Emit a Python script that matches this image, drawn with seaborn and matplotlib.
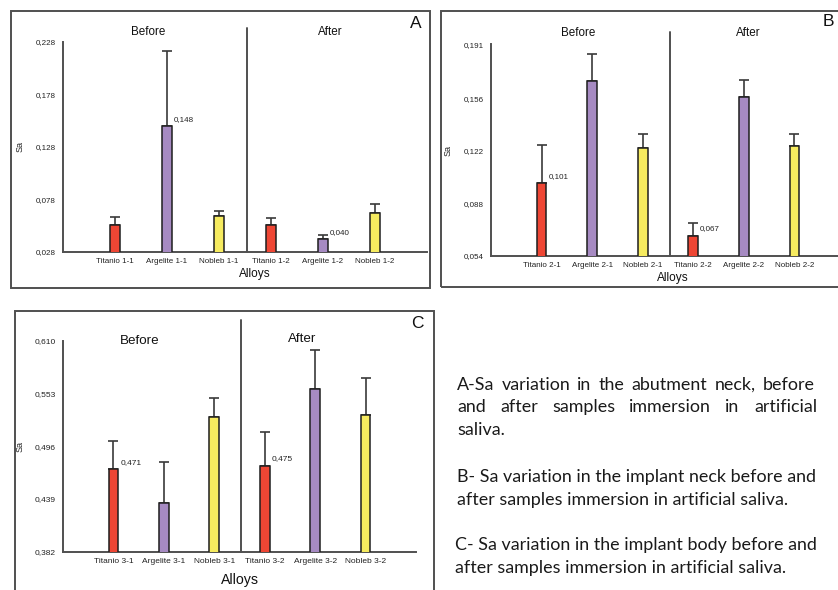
import matplotlib
matplotlib.use("Agg")
import matplotlib.pyplot as plt
from matplotlib.patches import Rectangle
import numpy as np
import pandas as pd
import seaborn as sns

# ---------------- data ----------------
cats_A = ["Titanio 1-1", "Argelite 1-1", "Nobleb 1-1", "Titanio 1-2", "Argelite 1-2", "Nobleb 1-2"]
sa_A = [0.054, 0.148, 0.062, 0.054, 0.040, 0.065]
upper_A = [0.061, 0.219, 0.067, 0.060, 0.044, 0.074]
ticks_A = [0.028, 0.078, 0.128, 0.178, 0.228]
ticklabels_A = ["0,028", "0,078", "0,128", "0,178", "0,228"]
vlabels_A = {1: "0,148", 4: "0,040"}

cats_B = ["Titanio 2-1", "Argelite 2-1", "Nobleb 2-1", "Titanio 2-2", "Argelite 2-2", "Nobleb 2-2"]
sa_B = [0.101, 0.167, 0.124, 0.067, 0.157, 0.125]
upper_B = [0.126, 0.185, 0.133, 0.075, 0.168, 0.133]
ticks_B = [0.054, 0.088, 0.122, 0.156, 0.191]
ticklabels_B = ["0,054", "0,088", "0,122", "0,156", "0,191"]
vlabels_B = {0: "0,101", 3: "0,067"}

cats_C = ["Titanio 3-1", "Argelite 3-1", "Nobleb 3-1", "Titanio 3-2", "Argelite 3-2", "Nobleb 3-2"]
sa_C = [0.471, 0.435, 0.528, 0.475, 0.558, 0.530]
upper_C = [0.502, 0.479, 0.548, 0.511, 0.600, 0.570]
ticks_C = [0.382, 0.439, 0.496, 0.553, 0.610]
ticklabels_C = ["0,382", "0,439", "0,496", "0,553", "0,610"]
vlabels_C = {0: "0,471", 3: "0,475"}

colors = ["#EE4634", "#A68AC2", "#F6EB5F", "#EE4634", "#A68AC2", "#F6EB5F"]

caption_A = ["A-Sa variation in the abutment neck, before",
             "and after samples immersion in artificial",
             "saliva."]
caption_B = ["B- Sa variation in the implant neck before and",
             "after samples immersion in artificial saliva."]
caption_C = ["C- Sa variation in the implant body before and",
             "after samples immersion in artificial saliva."]

# ---------------- style ----------------
sns.set_theme(style="white")
plt.rcParams["font.family"] = ["Liberation Sans", "DejaVu Sans"]

W, H = 838, 590
fig = plt.figure(figsize=(W / 100, H / 100), dpi=100)
fig.patch.set_facecolor("white")

GRAY = "#505050"


def fx(px):
    return px / W


def fy(py):
    return 1 - py / H


def rect(l, t, r, b):
    return [fx(l), fy(b), (r - l) / W, (b - t) / H]


def frame(l, t, r, b):
    fig.patches.append(Rectangle((fx(l), fy(b)), (r - l) / W, (b - t) / H,
                                 transform=fig.transFigure, fill=False,
                                 edgecolor=GRAY, linewidth=1.4, zorder=0))


def panel(box, cats, vals, upper, ticks, ticklabels, vlabels, ylim,
          divider_top_px, before_xy, after_xy, letter_xy, letter,
          alloys_xy, sa_xy, fs_tick, fs_head, fs_alloys):
    l, t, r, b = box
    ax = fig.add_axes(rect(l, t, r, b))
    ax.set_facecolor("none")
    df = pd.DataFrame({"Alloy": cats, "Sa": vals})
    sns.barplot(data=df, x="Alloy", y="Sa", hue="Alloy", order=cats, hue_order=cats,
                palette=colors, saturation=1, width=0.19, edgecolor="#1e1e1e",
                linewidth=1.1, legend=False, ax=ax, zorder=3)
    err = [np.zeros(len(vals)), np.array(upper) - np.array(vals)]
    ax.errorbar(np.arange(len(cats)), vals, yerr=err, fmt="none", ecolor="#3a3a3a",
                elinewidth=1.2, capsize=3.6, capthick=1.2, zorder=2)
    ax.set_xlim(-1, 6)
    ax.set_ylim(*ylim)
    ax.set_yticks(ticks)
    ax.set_yticklabels(ticklabels, fontsize=fs_tick, color="#222222")
    ax.set_xticks(range(len(cats)))
    ax.set_xticklabels(cats, fontsize=fs_tick, color="#222222")
    ax.set_xticks([6], minor=True)
    ax.tick_params(axis="both", which="both", direction="out", length=3, width=1,
                   color=GRAY, pad=2)
    ax.tick_params(axis="x", which="major", pad=1.5)
    ax.set_xlabel("")
    ax.set_ylabel("")
    for s in ["top", "right"]:
        ax.spines[s].set_visible(False)
    for s in ["left", "bottom"]:
        ax.spines[s].set_color(GRAY)
        ax.spines[s].set_linewidth(1.4)
    for i, txt in vlabels.items():
        ax.annotate(txt, (i, vals[i]), xytext=(5, 5), textcoords="offset points",
                    ha="left", va="center", fontsize=fs_tick, color="#222222")
    # divider
    ymax = (b - divider_top_px) / (b - t)
    ax.axvline(2.53, ymin=0, ymax=ymax, color=GRAY, linewidth=1.4, clip_on=False)
    fig.text(fx(before_xy[0]), fy(before_xy[1]), "Before", ha="center", va="center",
             fontsize=fs_head, color="#111111")
    fig.text(fx(after_xy[0]), fy(after_xy[1]), "After", ha="center", va="center",
             fontsize=fs_head, color="#111111")
    fig.text(fx(letter_xy[0]), fy(letter_xy[1]), letter, ha="center", va="center",
             fontsize=12.5, color="#111111")
    fig.text(fx(alloys_xy[0]), fy(alloys_xy[1]), "Alloys", ha="center", va="center",
             fontsize=fs_alloys, color="#111111")
    fig.text(fx(sa_xy[0]), fy(sa_xy[1]), "Sa", ha="center", va="center",
             rotation=90, fontsize=6.5, color="#222222")
    return ax


frame(11, 11, 430, 288)
frame(441, 11, 845, 287)
frame(15, 311, 434, 600)

panel((63, 42, 427, 252), cats_A, sa_A, upper_A, ticks_A, ticklabels_A, vlabels_A,
      (0.028, 0.228), 28, (148, 32), (330, 32), (416, 23), "A",
      (255, 274), (20, 147), 5.8, 8.4, 8.6)
panel((491, 44.3, 845, 255.7), cats_B, sa_B, upper_B, ticks_B, ticklabels_B, vlabels_B,
      (0.054, 0.191), 32, (578, 33), (748, 33), (828, 22), "B",
      (673, 278), (448, 150), 5.8, 8.4, 8.6)
panel((63, 340.7, 416, 551.7), cats_C, sa_C, upper_C, ticks_C, ticklabels_C, vlabels_C,
      (0.382, 0.610), 320, (140, 341), (302, 339), (417, 323), "C",
      (240, 580), (20, 446), 6.0, 9.6, 10.2)

# ---------------- caption text ----------------
CAP_FONT = ["Lato", "DejaVu Sans"]
CAP_FS = 12.85
renderer = fig.canvas.get_renderer()


def justified(line, x0, x1, y):
    words = line.split()
    widths = []
    for w in words:
        t = fig.text(0, 0, w, fontsize=CAP_FS, family=CAP_FONT)
        bb = t.get_window_extent(renderer=renderer)
        widths.append(bb.width)
        t.remove()
    gap = ((x1 - x0) - sum(widths)) / (len(words) - 1)
    x = x0
    for w, wd in zip(words, widths):
        fig.text(fx(x), fy(y), w, fontsize=CAP_FS, family=CAP_FONT,
                 ha="left", va="center", color="#1a1a1a")
        x += wd + gap


def plain(line, x0, y):
    fig.text(fx(x0), fy(y), line, fontsize=CAP_FS, family=CAP_FONT,
             ha="left", va="center", color="#1a1a1a")


justified(caption_A[0], 457, 815, 385)
justified(caption_A[1], 457, 817, 407)
plain(caption_A[2], 457, 430)
plain(caption_B[0], 457, 477)
plain(caption_B[1], 457, 500)
plain(caption_C[0], 455, 545)
plain(caption_C[1], 455, 568)

fig.savefig("out.png", dpi=100, facecolor="white")
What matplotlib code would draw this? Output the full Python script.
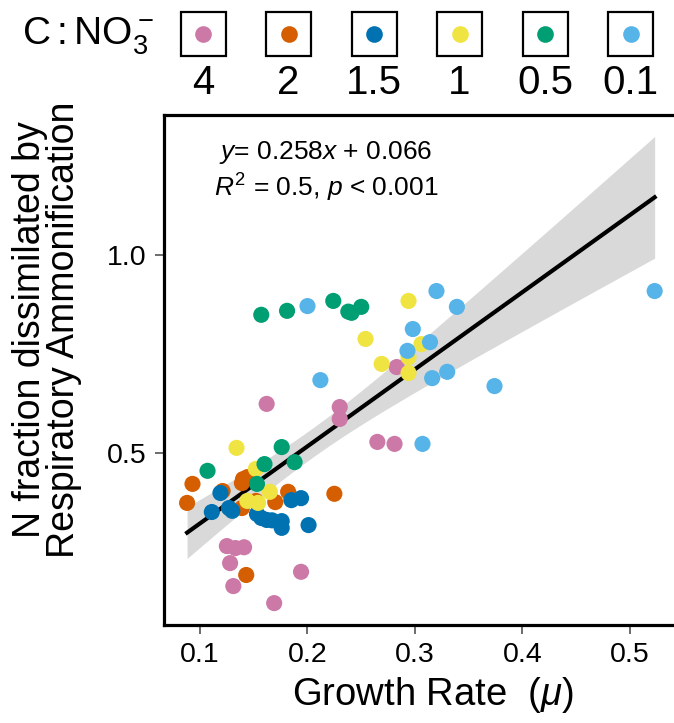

_Given problem_
Retype the records above word for word, from their first line through the line containing "import seaborn as sns", and leave out every picture.

_Answer to the task_
Emit a Python script that matches this image, drawn with seaborn and matplotlib.
import matplotlib
matplotlib.use("Agg")
import matplotlib.pyplot as plt
from matplotlib.patches import Rectangle
import numpy as np
import pandas as pd
import seaborn as sns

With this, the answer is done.